High street banking giant Santander has issued what many customers are describing as a 'complicated' announcement, with some feeling 'daunted' by the content of recent correspondence. The bank has sent out email communications to its customer base, actively encouraging them to begin their investment journey using Santander's own pre-packaged investment products.
Bank Acknowledges Investor Apprehension
Santander, which operates numerous branches including locations in Birmingham, directly addressed common customer fears in the subject line of its email, posing the question: 'Does investing seem complicated to you?' The message within seeks to demystify the process while simultaneously promoting the bank's services.
The correspondence reads: 'Investing can be a good way to grow your money, but where do you begin? With thousands of investments out there to choose from, we know it can sometimes be daunting.' This admission of complexity is a central theme of the bank's latest marketing push.
Promoting Ready-Made Investment Solutions
In response to this perceived barrier, Santander is heavily promoting its suite of simplified investment options. The email highlights four specific ready-made investments curated by the bank's own experts, designed to offer a straightforward entry point for novice investors.
The bank contrasts this approach with direct share purchasing, noting: 'You may know all about buying shares, but this can be risky as you're relying on a single company's performance to get a return. It can also be time-consuming and expensive.'
Instead, Santander advocates for fund-based investing through its 'off-the-shelf assortment of funds', which provide exposure to hundreds of different company shares and bonds within a single product. The bank emphasises the accessibility of this route, stating customers can begin investing from as little as £20 per month.

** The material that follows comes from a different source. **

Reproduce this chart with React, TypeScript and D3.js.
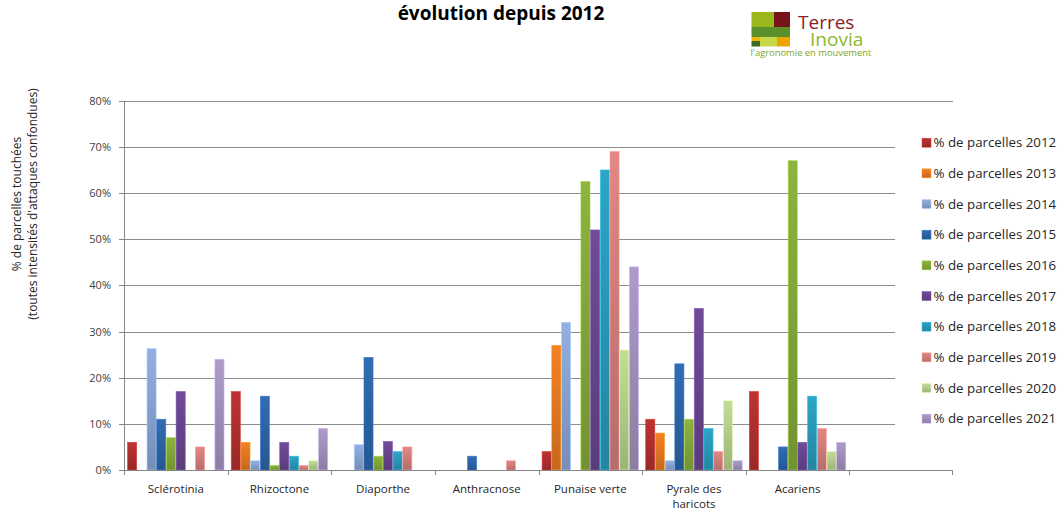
import React, { useEffect, useRef } from 'react';
import * as d3 from 'd3';

const categories = ['Sclérotinia', 'Rhizoctone', 'Diaporthe', 'Anthracnose', 'Punaise verte', 'Pyrale des haricots', 'Acariens', ' '];
const years = ['2012', '2013', '2014', '2015', '2016', '2017', '2018', '2019', '2020', '2021'];

// % of fields touched, one array per year, in category order
const v2012 = [6, 17, 0, 0, 4, 11, 17];
const v2013 = [0, 6, 0, 0, 27, 8, 0];
const v2014 = [26.3, 2, 5.5, 0, 32, 2, 0];
const v2015 = [11, 16, 24.4, 3, 0, 23, 5];
const v2016 = [7, 1, 3, 0, 62.5, 11, 67];
const v2017 = [17, 6, 6.2, 0, 52, 35, 6];
const v2018 = [0, 3, 4, 0, 65, 9, 16];
const v2019 = [5, 1, 5, 2, 69, 4, 9];
const v2020 = [0, 2, 0, 0, 26, 15, 4];
const v2021 = [24, 9, 0, 0, 44, 2, 6];
const seriesValues = [v2012, v2013, v2014, v2015, v2016, v2017, v2018, v2019, v2020, v2021];

const yTicks = [0, 10, 20, 30, 40, 50, 60, 70, 80];

const seriesColors = ['#b3302e', '#e87a22', '#8ba7d6', '#2e66aa', '#86ab3a', '#6a4791', '#2a9cbc', '#d6807e', '#b8d28f', '#a593c0'];

const FONT = '"Open Sans", sans-serif';

const App: React.FC = () => {
  const svgRef = useRef<SVGSVGElement>(null);

  useEffect(() => {
    if (!svgRef.current) return;
    const svg = d3.select(svgRef.current);
    svg.selectAll('*').remove();

    const top = 100.7;
    const bottom = 470;
    const left = 124;
    const right = 953;

    const y = d3.scaleLinear().domain([0, 80]).range([bottom, top]);
    const x0 = d3.scaleBand<string>().domain(categories).range([left, right]).padding(0);
    const gap = 3.3;
    const x1 = d3.scaleBand<string>().domain(years).range([gap, x0.bandwidth() - gap]).padding(0);

    // gradients for each series
    const defs = svg.append('defs');
    seriesColors.forEach((c, i) => {
      const grad = defs.append('linearGradient')
        .attr('id', `g${i}`)
        .attr('x1', 0).attr('y1', 0).attr('x2', 0).attr('y2', 1);
      grad.append('stop').attr('offset', '0%').attr('stop-color', d3.color(c)!.brighter(0.15).formatHex());
      grad.append('stop').attr('offset', '100%').attr('stop-color', d3.color(c)!.darker(0.45).formatHex());
    });

    // gridlines
    svg.append('g')
      .selectAll('line')
      .data(yTicks.filter(t => t > 0))
      .join('line')
      .attr('x1', left).attr('x2', right)
      .attr('y1', d => Math.round(y(d)) + 0.5).attr('y2', d => Math.round(y(d)) + 0.5)
      .style('stroke', '#8c8c8c')
      .style('stroke-width', 1);

    // bars
    const groups = svg.append('g')
      .selectAll('g')
      .data(categories.slice(0, 7))
      .join('g')
      .attr('transform', d => `translate(${x0(d)},0)`);

    groups.selectAll('rect')
      .data((_, ci) => years.map((yr, si) => ({ yr, si, v: seriesValues[si][ci] })))
      .join('rect')
      .filter(d => d.v > 0)
      .attr('x', d => x1(d.yr)! + 0.3)
      .attr('width', x1.bandwidth() - 0.6)
      .attr('y', d => y(d.v))
      .attr('height', d => bottom - y(d.v))
      .style('fill', d => `url(#g${d.si})`)
      .style('stroke', d => d3.color(seriesColors[d.si])!.brighter(0.6).formatHex())
      .style('stroke-width', 0.6);

    // y axis
    svg.append('line')
      .attr('x1', left + 0.5).attr('x2', left + 0.5)
      .attr('y1', top).attr('y2', bottom)
      .style('stroke', '#868686');
    yTicks.forEach(t => {
      const yy = Math.round(y(t)) + 0.5;
      svg.append('line')
        .attr('x1', left - 5).attr('x2', left)
        .attr('y1', yy).attr('y2', yy)
        .style('stroke', '#868686');
      svg.append('text')
        .attr('x', 111)
        .attr('y', yy)
        .attr('dy', '0.35em')
        .style('text-anchor', 'end')
        .style('font-family', FONT)
        .style('font-size', '11px')
        .style('fill', '#404040')
        .text(`${t}%`);
    });

    // x axis
    svg.append('line')
      .attr('x1', left).attr('x2', right)
      .attr('y1', bottom + 0.5).attr('y2', bottom + 0.5)
      .style('stroke', '#868686');
    categories.forEach(c => {
      const xx = Math.round(x0(c)!) + 0.5;
      svg.append('line')
        .attr('x1', xx).attr('x2', xx)
        .attr('y1', bottom).attr('y2', bottom + 5)
        .style('stroke', '#868686');
    });
    svg.append('line')
      .attr('x1', right - 0.5).attr('x2', right - 0.5)
      .attr('y1', bottom).attr('y2', bottom + 5)
      .style('stroke', '#868686');

    // category labels
    const catLines: Record<string, string[]> = { 'Pyrale des haricots': ['Pyrale des', 'haricots'] };
    categories.forEach(c => {
      const lines = catLines[c] || [c];
      const t = svg.append('text')
        .attr('x', x0(c)! + x0.bandwidth() / 2)
        .attr('y', 489)
        .style('text-anchor', 'middle')
        .style('font-family', FONT)
        .style('font-size', '11.5px')
        .style('fill', '#262626');
      lines.forEach((l, i) => {
        t.append('tspan')
          .attr('x', x0(c)! + x0.bandwidth() / 2)
          .attr('dy', i === 0 ? '0.35em' : '1.3em')
          .text(l);
      });
    });

    // legend
    const legend = svg.append('g');
    legend.append('rect')
      .attr('x', 895).attr('y', 118).attr('width', 166).attr('height', 320)
      .style('fill', '#ffffff');
    years.forEach((yr, i) => {
      const cy = 142.7 + i * 30.66;
      legend.append('rect')
        .attr('x', 922).attr('y', cy - 4.5).attr('width', 9).attr('height', 9)
        .style('fill', `url(#g${i})`)
        .style('stroke', d3.color(seriesColors[i])!.brighter(0.6).formatHex())
        .style('stroke-width', 0.5);
      legend.append('text')
        .attr('x', 933.5)
        .attr('y', cy)
        .attr('dy', '0.35em')
        .style('font-family', FONT)
        .style('font-size', '13.3px')
        .style('fill', '#262626')
        .text(`% de parcelles ${yr}`);
    });

    // y axis title
    const yt = svg.append('text')
      .attr('transform', 'translate(0,204) rotate(-90)')
      .style('text-anchor', 'middle')
      .style('font-family', FONT)
      .style('font-size', '12px')
      .style('fill', '#262626');
    yt.append('tspan').attr('x', 0).attr('y', 21).text('% de parcelles touchées');
    yt.append('tspan').attr('x', 0).attr('y', 37).text('(toutes intensités d\'attaques confondues)');

    // title
    svg.append('text')
      .attr('x', 501)
      .attr('y', 20)
      .style('text-anchor', 'middle')
      .style('font-family', FONT)
      .style('font-size', '19px')
      .style('font-weight', 'bold')
      .style('fill', '#000000')
      .text('évolution depuis 2012');

    // logo
    const logo = svg.append('g');
    logo.append('rect').attr('x', 751.5).attr('y', 12).attr('width', 22.5).attr('height', 15).style('fill', '#9ab81c');
    logo.append('rect').attr('x', 774).attr('y', 12).attr('width', 16).attr('height', 15).style('fill', '#761417');
    logo.append('rect').attr('x', 751.5).attr('y', 27).attr('width', 38.5).attr('height', 10).style('fill', '#5b8f2c');
    logo.append('rect').attr('x', 751.5).attr('y', 37).attr('width', 8.5).attr('height', 4).style('fill', '#f2b705');
    logo.append('rect').attr('x', 751.5).attr('y', 41).attr('width', 8.5).attr('height', 5.5).style('fill', '#3e6b24');
    logo.append('rect').attr('x', 760).attr('y', 37).attr('width', 17).attr('height', 9.5).style('fill', '#c8d948');
    logo.append('rect').attr('x', 777).attr('y', 37).attr('width', 13).attr('height', 9.5).style('fill', '#eea400');
    logo.append('text').attr('x', 798).attr('y', 29)
      .style('font-family', FONT).style('font-size', '19px').style('fill', '#8b2024').text('Terres');
    logo.append('text').attr('x', 810).attr('y', 45.5)
      .style('font-family', FONT).style('font-size', '19px').style('fill', '#8cb82c').text('Inovia');
    logo.append('text').attr('x', 750.5).attr('y', 56)
      .style('font-family', FONT).style('font-size', '9.4px').style('fill', '#7ea52a').text('l\'agronomie en mouvement');
  }, []);

  return (
    <svg
      ref={svgRef}
      width={1061}
      height={510}
      style={{ position: 'absolute', left: 0, top: 0, background: '#ffffff', display: 'block' }}
    />
  );
};

export default App;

Linking Investments to Tax-Efficient ISAs
A significant portion of the communication is dedicated to explaining the tax wrapper options available. Santander directs customers to 'start investing in the app or online' and clarifies that an Individual Savings Account (ISA) allowance is not solely for cash savings.
'Your ISA allowance doesn't just cover savings, you can also use it for investments,' the email states. It promotes the Santander Stocks and Shares ISA, described simply as the bank's name for an investment ISA, reminding customers of the £20,000 annual combined allowance across different ISA types.
Standard Investment Warnings and Cautions
True to regulatory requirements, the Santander correspondence includes prominent risk warnings. The bank explicitly cautions that 'your money can go down as well as up' and that past performance is not a reliable indicator of future results.
Customers are advised they 'may get back less than you invest' and are urged to only consider committing funds they will not require access to for at least five years. The communication also notes that the tax treatment of any investment is dependent on individual circumstances and remains subject to potential future legislative changes.
This concerted push into retail investment services represents a clear strategic move by Santander to capture a larger share of the personal investment market, albeit one that has initially been met with some customer trepidation regarding its perceived complexity.